No longer are the Brooklynite buildings made of brick and concrete. Magnifying glass panes showcase the big changes going on in Williamsburg and other Brooklyn neighborhoods.

It is no secret that Williamsburg, located on the banks of the East River with postcard views of Manhattan is a prime piece of real estate. Since the 1990s, Williamsburg has attracted wealthy investors who often replace the factory turned residential lofts with luxury high rises and retail development.
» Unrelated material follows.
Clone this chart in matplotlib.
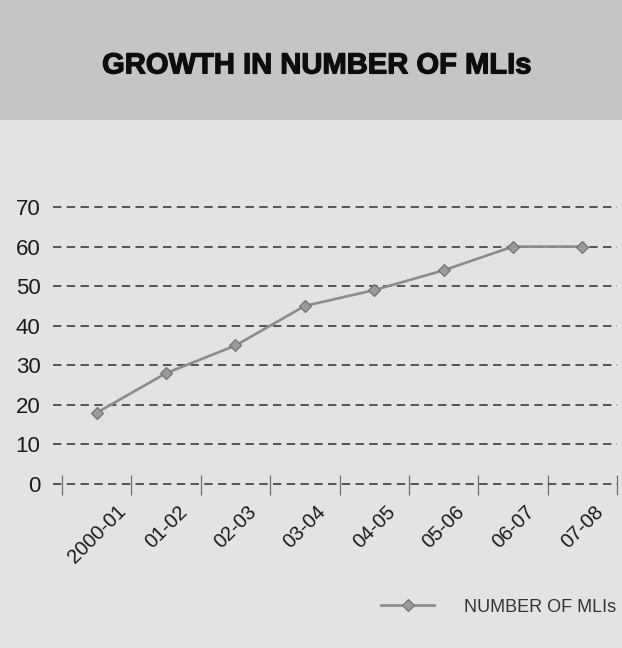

The trend has left many of the neighborhood’s low income minority residents and small business out in the cold.  “Over the past twenty years rent prices have increased from two and four-hundred dollars a month to almost two-thousand, and in some cases over a million,” said Dan Matthew, CEO of Brooklyn Ecumenical Cooperatives, a non-profit organization that addresses affordable housing needs of individuals and economic development throughout neighborhoods.

But an old law is being rediscovered by tenants that could help locals from being squeezed out by rising rents.
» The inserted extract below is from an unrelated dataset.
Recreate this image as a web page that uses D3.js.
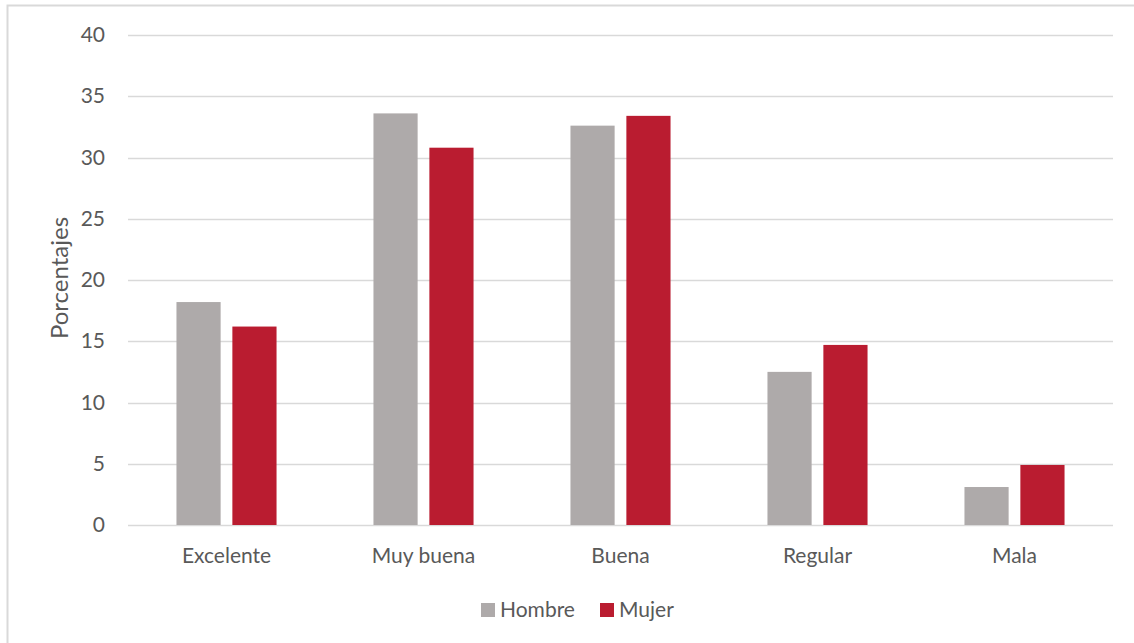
<!DOCTYPE html>
<html>
<head>
<meta charset="utf-8">
<script src="https://cdn.jsdelivr.net/npm/d3@7"></script>
<style>
  html, body { margin: 0; padding: 0; background: #fff; }
  svg { display: block; }
  text { font-family: Lato, "Open Sans", sans-serif; fill: #595959; }
</style>
</head>
<body>
<svg id="chart" width="1134" height="643"></svg>
<script>
// Autovaloración de salud por sexo (%)
const categories = ["Excelente", "Muy buena", "Buena", "Regular", "Mala"];
const seriesNames = ["Hombre", "Mujer"];
const hombre = [18.2, 33.6, 32.6, 12.5, 3.1];
const mujer = [16.2, 30.8, 33.4, 14.7, 4.9];
const yTicks = [0, 5, 10, 15, 20, 25, 30, 35, 40];
const colors = ["#AEAAAA", "#BA1C30"];

const svg = d3.select("#chart");
const W = 1134, H = 643;
const margin = { left: 128, right: 21, top: 35, bottom: 118 };
const innerW = W - margin.left - margin.right;
const innerH = H - margin.top - margin.bottom;
const fontSize = 21;

// Frame (left and top edges visible)
svg.append("path")
  .attr("d", `M7.5,${H} V5.5 H${W}`)
  .attr("fill", "none")
  .attr("stroke", "#D9D9D9")
  .attr("stroke-width", 2);

const g = svg.append("g").attr("transform", `translate(${margin.left},${margin.top})`);

const x0 = d3.scaleBand().domain(categories).range([0, innerW]).paddingInner(0.492).paddingOuter(0.246);
const x1 = d3.scaleBand().domain(seriesNames).range([0, x0.bandwidth()]).paddingInner(0.21);
const y = d3.scaleLinear().domain([0, 40]).range([innerH, 0]);

// Gridlines
g.append("g")
  .selectAll("line")
  .data(yTicks)
  .join("line")
  .attr("x1", 0).attr("x2", innerW)
  .attr("y1", d => Math.round(y(d)) + 0.5).attr("y2", d => Math.round(y(d)) + 0.5)
  .attr("stroke", "#D9D9D9")
  .attr("stroke-width", 1.5);

// Y axis labels
const yAxis = d3.axisLeft(y).tickValues(yTicks).tickSize(0).tickPadding(23);
const ya = g.append("g").call(yAxis);
ya.select(".domain").remove();
ya.selectAll("text").attr("font-size", fontSize).style("font-family", "Lato, sans-serif").attr("fill", "#595959");

// X axis labels
const xAxis = d3.axisBottom(x0).tickSize(0).tickPadding(23);
const xa = g.append("g").attr("transform", `translate(0,${innerH})`).call(xAxis);
xa.select(".domain").remove();
xa.selectAll("text").attr("font-size", fontSize).style("font-family", "Lato, sans-serif").attr("fill", "#595959");

// Bars
const rows = categories.map((c, i) => ({ cat: c, values: [hombre[i], mujer[i]] }));
g.append("g")
  .selectAll("g")
  .data(rows)
  .join("g")
  .attr("transform", d => `translate(${x0(d.cat)},0)`)
  .selectAll("rect")
  .data(d => d.values.map((v, j) => ({ s: seriesNames[j], v, j })))
  .join("rect")
  .attr("x", d => x1(d.s))
  .attr("width", x1.bandwidth())
  .attr("y", d => y(d.v))
  .attr("height", d => innerH - y(d.v))
  .attr("fill", d => colors[d.j]);

// Y axis title
svg.append("text")
  .attr("transform", "translate(58,278) rotate(-90)")
  .attr("text-anchor", "middle")
  .attr("dominant-baseline", "central")
  .attr("font-size", 24)
  .text("Porcentajes");

// Legend
const legend = svg.append("g").attr("transform", "translate(481,603)");
const legendPos = [0, 119];
seriesNames.forEach((name, i) => {
  const item = legend.append("g").attr("transform", `translate(${legendPos[i]},0)`);
  item.append("rect").attr("width", 14).attr("height", 14).attr("fill", colors[i]);
  item.append("text").attr("x", 19).attr("y", 14).attr("font-size", fontSize).text(name);
});
</script>
</body>
</html>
To offset the effects of gentrification on the housing industry, State Assemblyman Vito Lopez, whose district includes part of Williamsburg, Bushwick, Greenpoint, and Long Island City, helped sponsor the Loft Law Amendment back in 2009. The amendment  expanded the 1982 Law, which regulated the legal conversion of manufacturing and commercial lofts to residential use.
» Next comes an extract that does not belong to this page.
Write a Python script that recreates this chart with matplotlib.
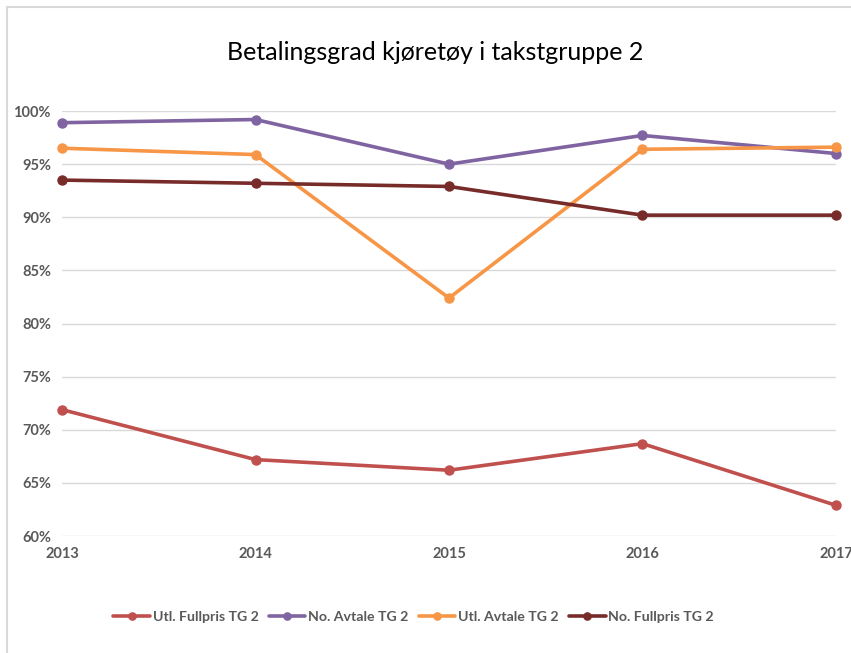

The amendment was enacted in June of 2010 and broadened the Loft Law to include those buildings lacking a residential certificate of occupancy. The law offers tenants, who may not have known they were living in illegally converted factories, a type of immunity to eviction that stabilizes their rents and offers lifetime leases, granted certain safety codes are met by the landlord through a legalized application process.

Ryan Kuonen has been living in her Williamsburg apartment for the last ten years and is undergoing the application process in hopes of not being evicted by her landlord who is reportedly suing her for $1 million. The landlord argues that Kuonen does not qualify for Loft Law, but that can only be determined by the New York City Loft Board.

Unfortunately, this type of action is not uncommon among landlords who, tenant advocates accuse of often shifting the pressure felt from outside developers onto tenants.  “They throw frivolous lawsuits at you to cost you money because they know you don’t have it and don’t want to deal with the stresses of having a lawyer,” said Kuonen who is hoping to still be living in her apartment in ten years thanks to protection under Loft Law.

Kuonen encourages others to do the same. Four years ago she joined the Neighborhoods Allied for Good Growth, an organization centered on the principle that persons of Williamsburg and its neighbor Greenpoint are entitled to participate in the decision-making and negotiation processes that affect the area. Taking on the position of the ‘tenant organizer’ she holds meetings that inform individuals of their rights as tenants and how to utilize the revised Loft Law to their advantage. “United communities can stop, to a degree, certain parts of the wave of gentrification,” said Kuonen. “But you can’t fight gentrification unless you organize.”